IN THE COUNTRY OF MEN
( AU PAYS DES HOMMES )
Une lecture que j'appréhendais malgré ma grande curiosité pour la littérature du monde et le riche témoignage de ce qui se passe au-delà de nos frontières qu'elle représente entre autres.
Appréhension car la Libye n'est pas réputée pour sa littérature comique, ni une réalité bien rose, et j'avais peur de sortir de cette lecture anéantie, vide, comme au sortir des actualités ou d'un reportage sur la noirceur du coeur des hommes et la fatalité qui s'acharne sur certains pays et leurs habitants.
Malgré son statut d'incontournable (cf l'article du Courrier International relayé par Zarline), le quasi coup de coeur avec Le tigre blanc découvert via cet article, et mon appréciation des autres titres mentionnés, qui me laissaient entendre que je devrais pouvoir faire confiance pour ce livre, il m'a fallu lire la quatrième de couv' cinq ou six fois pour m'assurer que je pouvais me plonger dans ce récit sans risque de blocage et dépression pendant et post-lecture.
C'est dans ce contexte de grande confiance que j'ai abordé ce livre, soutenue par la pensée qu'Hélène de Lecturissime subissait peut-être les mêmes doutes et tourments dans cette aventure de sa lecture commune qui nous a prises d'un coup d'un seul, comme ça.
J'ai été du coup très agréablement surprise par la facilité et la légèreté avec lesquelles on rentre dans ce livre, son univers, qui n'avait rien de suffocant comme je le craignais. On y découvre Tripoli à la fin des années 70 à travers Suleiman, le narrateur, qui avait 9 ans à l'époque.

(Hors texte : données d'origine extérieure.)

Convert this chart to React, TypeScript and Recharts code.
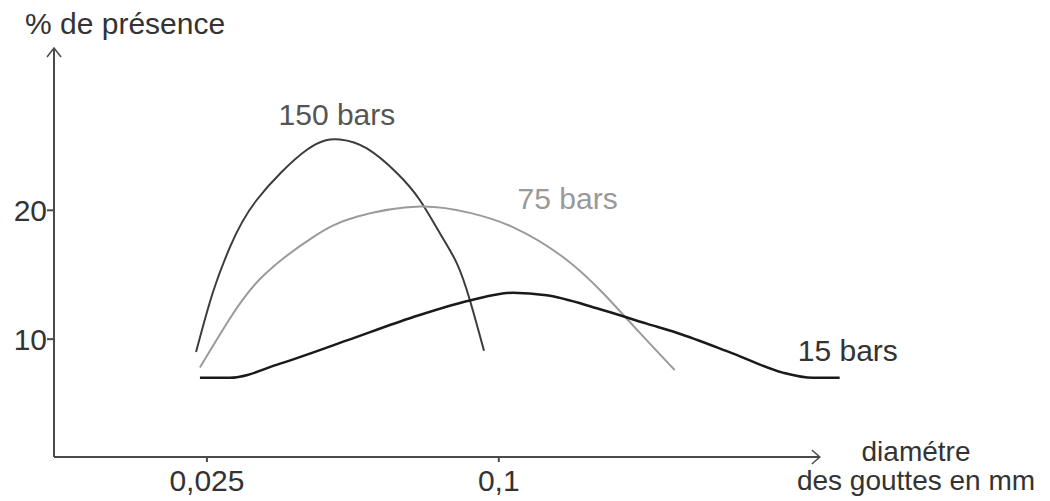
import { LineChart, Line, XAxis, YAxis, ReferenceLine, ReferenceDot } from 'recharts';

const FONT = '"Liberation Sans", Arial, sans-serif';

const X_MIN = -0.0143;
const X_MAX = 0.19;
const X_ARROW = 0.1825;
const Y_MIN = 0.85;
const Y_MAX = 32.6;

const xTicks = [0.025, 0.1];
const yTicks = [10, 20];

// diamètre (mm) / % de présence
const bars150 = [
  { d: 0.0222, p: 9.0 },
  { d: 0.0265, p: 13.6 },
  { d: 0.031, p: 17.2 },
  { d: 0.0378, p: 20.8 },
  { d: 0.0507, p: 24.7 },
  { d: 0.0592, p: 25.5 },
  { d: 0.0661, p: 24.8 },
  { d: 0.0738, p: 22.9 },
  { d: 0.0797, p: 20.8 },
  { d: 0.0849, p: 18.2 },
  { d: 0.0892, p: 15.9 },
  { d: 0.0926, p: 13.0 },
  { d: 0.0962, p: 9.1 },
];

const bars75 = [
  { d: 0.0232, p: 7.8 },
  { d: 0.0309, p: 11.6 },
  { d: 0.0394, p: 14.9 },
  { d: 0.0522, p: 17.9 },
  { d: 0.0635, p: 19.5 },
  { d: 0.0797, p: 20.3 },
  { d: 0.0926, p: 19.8 },
  { d: 0.1036, p: 18.7 },
  { d: 0.1164, p: 16.4 },
  { d: 0.1267, p: 13.6 },
  { d: 0.1362, p: 10.5 },
  { d: 0.1452, p: 7.6 },
];

const bars15 = [
  { d: 0.0232, p: 7.0 },
  { d: 0.0309, p: 7.0 },
  { d: 0.0438, p: 8.1 },
  { d: 0.061, p: 9.9 },
  { d: 0.0779, p: 11.7 },
  { d: 0.0926, p: 13.0 },
  { d: 0.1036, p: 13.6 },
  { d: 0.1123, p: 13.4 },
  { d: 0.1252, p: 12.4 },
  { d: 0.138, p: 11.2 },
  { d: 0.1457, p: 10.5 },
  { d: 0.1601, p: 8.9 },
  { d: 0.173, p: 7.4 },
  { d: 0.1807, p: 7.0 },
  { d: 0.1876, p: 7.0 },
];

const AXIS_COLOR = '#4a4a4a';

const ArrowAxis = (props: any) => {
  const { x1, y1, x2, y2 } = props;
  const horizontal = Math.abs(y2 - y1) < Math.abs(x2 - x1);
  const head = horizontal
    ? `M${x2 - 8},${y2 - 7} L${x2},${y2} L${x2 - 8},${y2 + 7}`
    : `M${x2 - 7},${y2 + 9} L${x2},${y2} L${x2 + 7},${y2 + 9}`;
  return (
    <g>
      <line x1={x1} y1={y1} x2={x2} y2={y2} stroke={AXIS_COLOR} strokeWidth={2} />
      <path d={head} fill="none" stroke={AXIS_COLOR} strokeWidth={1.5} />
    </g>
  );
};

const XTitle = ({ viewBox }: any) => {
  const { x, y, width } = viewBox;
  const cx = x + width + 67;
  return (
    <text textAnchor="middle" fontSize={28} fill="#333" fontFamily={FONT}>
      <tspan x={cx} y={y + 4}>diamétre</tspan>
      <tspan x={cx} y={y + 33}>des gouttes en mm</tspan>
    </text>
  );
};

const YTitle = ({ viewBox }: any) => (
  <text x={viewBox.x + 25} y={viewBox.y - 14} fontSize={30} fill="#333" fontFamily={FONT}>
    % de présence
  </text>
);

const tickStyle = { fontSize: 30, fill: '#333', fontFamily: FONT };

export default function App() {
  return (
    <div style={{ position: 'absolute', left: 0, top: 0, background: '#fff' }}>
      <LineChart width={1050} height={501} margin={{ top: 48, right: 201, bottom: 0, left: 0 }}>
        <XAxis
          type="number"
          dataKey="d"
          domain={[X_MIN, X_MAX]}
          allowDataOverflow
          ticks={xTicks}
          tickFormatter={(v: number) => String(v).replace('.', ',')}
          axisLine={false}
          tickLine={{ stroke: AXIS_COLOR, strokeWidth: 2 }}
          tickSize={5}
          tickMargin={8}
          tick={tickStyle}
          height={44}
          label={{ content: XTitle }}
        />
        <YAxis
          type="number"
          domain={[Y_MIN, Y_MAX]}
          allowDataOverflow
          ticks={yTicks}
          axisLine={false}
          tickLine={{ stroke: AXIS_COLOR, strokeWidth: 2 }}
          tickSize={7}
          tickMargin={0}
          tick={tickStyle}
          width={54}
          label={{ content: YTitle }}
        />
        <ReferenceLine
          segment={[{ x: X_MIN, y: Y_MIN }, { x: X_ARROW, y: Y_MIN }]}
          ifOverflow="visible"
          shape={ArrowAxis}
        />
        <ReferenceLine
          segment={[{ x: X_MIN, y: Y_MIN }, { x: X_MIN, y: Y_MAX }]}
          ifOverflow="visible"
          shape={ArrowAxis}
        />
        <Line data={bars150} dataKey="p" type="natural" stroke="#3c3c3c" strokeWidth={2} dot={false} isAnimationActive={false} />
        <Line data={bars75} dataKey="p" type="natural" stroke="#9a9a9a" strokeWidth={2} dot={false} isAnimationActive={false} />
        <Line data={bars15} dataKey="p" type="monotone" stroke="#1a1a1a" strokeWidth={2.5} dot={false} isAnimationActive={false} />
        <ReferenceDot x={0.0584} y={27.44} r={0} fill="none" stroke="none" ifOverflow="visible"
          label={{ value: '150 bars', position: 'center', fontSize: 30, fill: '#555', fontFamily: FONT }} />
        <ReferenceDot x={0.1177} y={20.93} r={0} fill="none" stroke="none" ifOverflow="visible"
          label={{ value: '75 bars', position: 'center', fontSize: 30, fill: '#999', fontFamily: FONT }} />
        <ReferenceDot x={0.1897} y={9.15} r={0} fill="none" stroke="none" ifOverflow="visible"
          label={{ value: '15 bars', position: 'center', fontSize: 30, fill: '#333', fontFamily: FONT }} />
      </LineChart>
    </div>
  );
}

Tripoli et le soleil, Tripoli et la mer, Tripoli et les vestiges romains non loin, à Lepcis, autant d'évocations qui pourraient laisser penser qu'il fait bon vivre en Libye, surtout quand on a 9 ans et que la vie se résume aux insouciances et joies de l'enfance, aux jeux avec les petits copains de quartier, à l'admiration et l'amour pour un père businessman qui ramène des cadeaux de l'étranger, et pour une mère toujours présente, courageuse et aimante.
Et puis un jour, Suleiman est témoin de l'arrestation du père de son meilleur ami, mais dans sa tête d'enfant, il n'en comprend pas les enjeux ni les implications.
C'est toute la vie de la famille qui bascule à ce moment-là, à l'insu de Suleiman qui ne se doute de rien malgré les évidences qu'il ne comprend pas.
Hisham Matar restitue avec subtilité, finesse et beaucoup de réalisme, l'atmosphère inquiétante de la Libye sous la dictature de Khadafi, à travers le portrait bouleversant et la vie de cette petite famille, mais avec une sorte d'innocence et de naïveté due au fait que toute l'horreur de cette réalité soit filtrée au travers des yeux d'un enfant. C'est à la fois perturbant, saisissant et formidablement bien rendu, et par moment atroce dans tout ce que la situation a d'enrageant. Je me souviens m'être énervée contre Suleiman, contre sa bêtise face à la manipulation des révolutionnaires, bêtise qui l'en rend même cruel sans qu'il s'en rende compte, un comportement qui rend parfois mal à l'aise mais en même temps qui est tellement réaliste.
Une lecture que je ne regrette pas et que j'ai trouvé très intéressante sur bien des plans, sur ce que le récit peut susciter comme réflexions sur le courage, la foi et la valeur des hommes dans toutes situations extrêmes, sans qu'on puisse se permettre de juger les actes des uns et des autres, tous ployant sous le joug impitoyable de la dictature. L'histoire personnelle de la mère, sa jeunesse, son mariage, ne manque pas non plus d'intérêt et illustre bien les traditions dans ce pays.
L'auteur
Hisham Matar est né à New York de parents libyens. Il a passé une partie de son enfance à Tripoli puis au Caire. Venu suivre des études à Londres, il apprend en 1990 l'enlèvement puis le rapatriement de force de son père dans les geôles libyennes : il n'a aucune nouvelle de lui depuis 1995. Au pays des hommes, son premier roman, figurait dans la dernière sélection du prestigieux Booker Prize.